▶ _Exercise brief_: Write out each line exactly as it stands, please.

▶ _Dataset content_:
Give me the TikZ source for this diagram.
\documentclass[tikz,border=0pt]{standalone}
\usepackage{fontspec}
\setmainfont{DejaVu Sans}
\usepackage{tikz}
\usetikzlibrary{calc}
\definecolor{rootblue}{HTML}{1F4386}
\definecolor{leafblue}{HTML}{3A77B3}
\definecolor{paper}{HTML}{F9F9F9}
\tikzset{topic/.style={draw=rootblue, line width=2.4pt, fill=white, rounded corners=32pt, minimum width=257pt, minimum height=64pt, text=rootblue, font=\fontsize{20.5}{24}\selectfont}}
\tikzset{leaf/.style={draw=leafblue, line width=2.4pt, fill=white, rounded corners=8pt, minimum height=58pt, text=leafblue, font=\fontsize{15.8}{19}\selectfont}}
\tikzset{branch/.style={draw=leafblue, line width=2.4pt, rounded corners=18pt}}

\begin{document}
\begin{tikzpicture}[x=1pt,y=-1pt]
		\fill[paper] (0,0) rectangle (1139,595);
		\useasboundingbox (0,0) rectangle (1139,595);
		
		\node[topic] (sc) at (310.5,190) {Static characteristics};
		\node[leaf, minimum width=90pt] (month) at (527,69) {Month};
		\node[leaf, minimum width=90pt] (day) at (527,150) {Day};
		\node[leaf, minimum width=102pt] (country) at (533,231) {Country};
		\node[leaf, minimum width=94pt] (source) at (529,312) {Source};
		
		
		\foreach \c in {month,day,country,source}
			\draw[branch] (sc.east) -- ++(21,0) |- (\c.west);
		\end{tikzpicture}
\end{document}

▶ _The result_:
Give me the TikZ source for this diagram.
\documentclass[tikz,border=0pt]{standalone}
\usepackage{fontspec}
\setmainfont{DejaVu Sans}
\usepackage{tikz}
\usetikzlibrary{calc}
\definecolor{rootblue}{HTML}{1F4386}
\definecolor{leafblue}{HTML}{3A77B3}
\definecolor{paper}{HTML}{F9F9F9}
\tikzset{topic/.style={draw=rootblue, line width=2.4pt, fill=white, rounded corners=32pt, minimum width=257pt, minimum height=64pt, text=rootblue, font=\fontsize{20.5}{24}\selectfont}}
\tikzset{leaf/.style={draw=leafblue, line width=2.4pt, fill=white, rounded corners=8pt, minimum height=58pt, text=leafblue, font=\fontsize{15.8}{19}\selectfont}}
\tikzset{branch/.style={draw=leafblue, line width=2.4pt, rounded corners=18pt}}

\begin{document}
\begin{tikzpicture}[x=1pt,y=-1pt]
		\fill[paper] (0,0) rectangle (1139,595);
		\useasboundingbox (0,0) rectangle (1139,595);
		
		\node[topic] (sc) at (310.5,190) {Static characteristics};
		\node[leaf, minimum width=90pt] (month) at (527,69) {Month};
		\node[leaf, minimum width=90pt] (day) at (527,150) {Day};
		\node[leaf, minimum width=102pt] (country) at (533,231) {Country};
		\node[leaf, minimum width=94pt] (source) at (529,312) {Source};
		
		
		\foreach \c in {month,day,country,source}
			\draw[branch] (sc.east) -- ++(21,0) |- (\c.west);
		\end{tikzpicture}
\end{document}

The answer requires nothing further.